On 17/01/2007, at 2:25 PM, Sim Koning wrote:
<j.wilkins1@uq.edu.au> wrote
Whether or not herd animals are "competing" with each other or are hunted individually, the arms race must be intraspecies.
I don't mean to nitpick, bur don’t you mean interspecies, because intra means within one, not between two.
But anyway I completely understand everything you said, I was thinking about that on my way home and this clears some things up for me. In retrospect I realize I didn't think my post through before I typed it. But anyway, to be fair, An arms race, or any race for that matter, is a type of competition, so I think it would make more sense to say, interspecific and intraspecific competition. Dann would be just as correct in saying there is an “arms race” between two members of the same species as he would be saying there is an "arms race" between predator and prey. "Arms race" is just a metaphor for competition anyway, since I don’t exactly think cats and antelopes are actually building nuclear weapons and fighter jets. Again I know I'm nitpicking, this is just semantics and I understand your point.
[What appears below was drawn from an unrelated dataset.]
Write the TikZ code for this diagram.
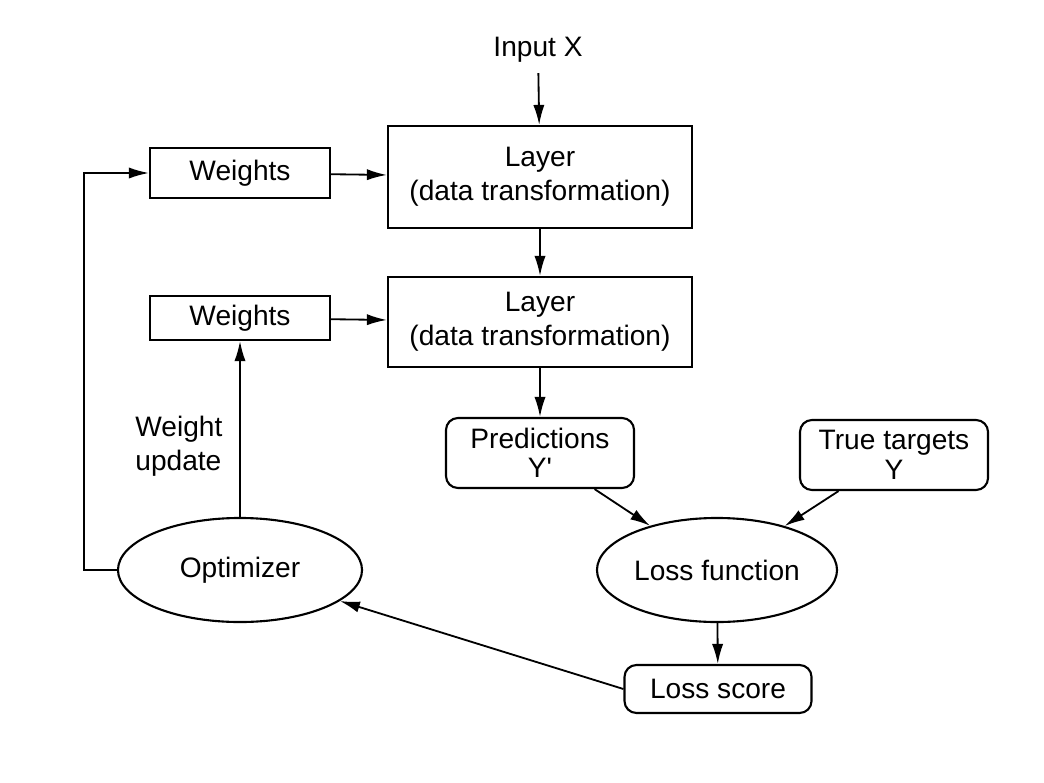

--- Dann Pigdon <dannj@alphalink.com.au> wrote:
Actually, it was almost certainly a
pronghorn/pronghorn arms race. There would always have been far more pronghorns than
cheetahs, so cheetah predation on a population of slow coaches would
still not have been enough to threaten their long-term survival.
I don’t exactly agree with this. If cheetahs could easily catch all members of their prey species, then less cheetahs would starve, which would increase the number of cheetahs, which in turn would decrease the number of prey. The same would be true in reverse, if the prey was too fast for any cheetah to catch, then the cheetahs would starve and the prey species would overpopulate. This is where the “arms race” comes in, as Wilkins explained. Equilibrium is maintained between the two species. Now there are cases where a new predator species is introduced into an ecosystem that is far faster or deadlier than what a prey species is adapted to cope with, if the prey species can’t adapt fast enough to cope, it will go extinct. So in other words, there are cases where the so called "arms race" is lost.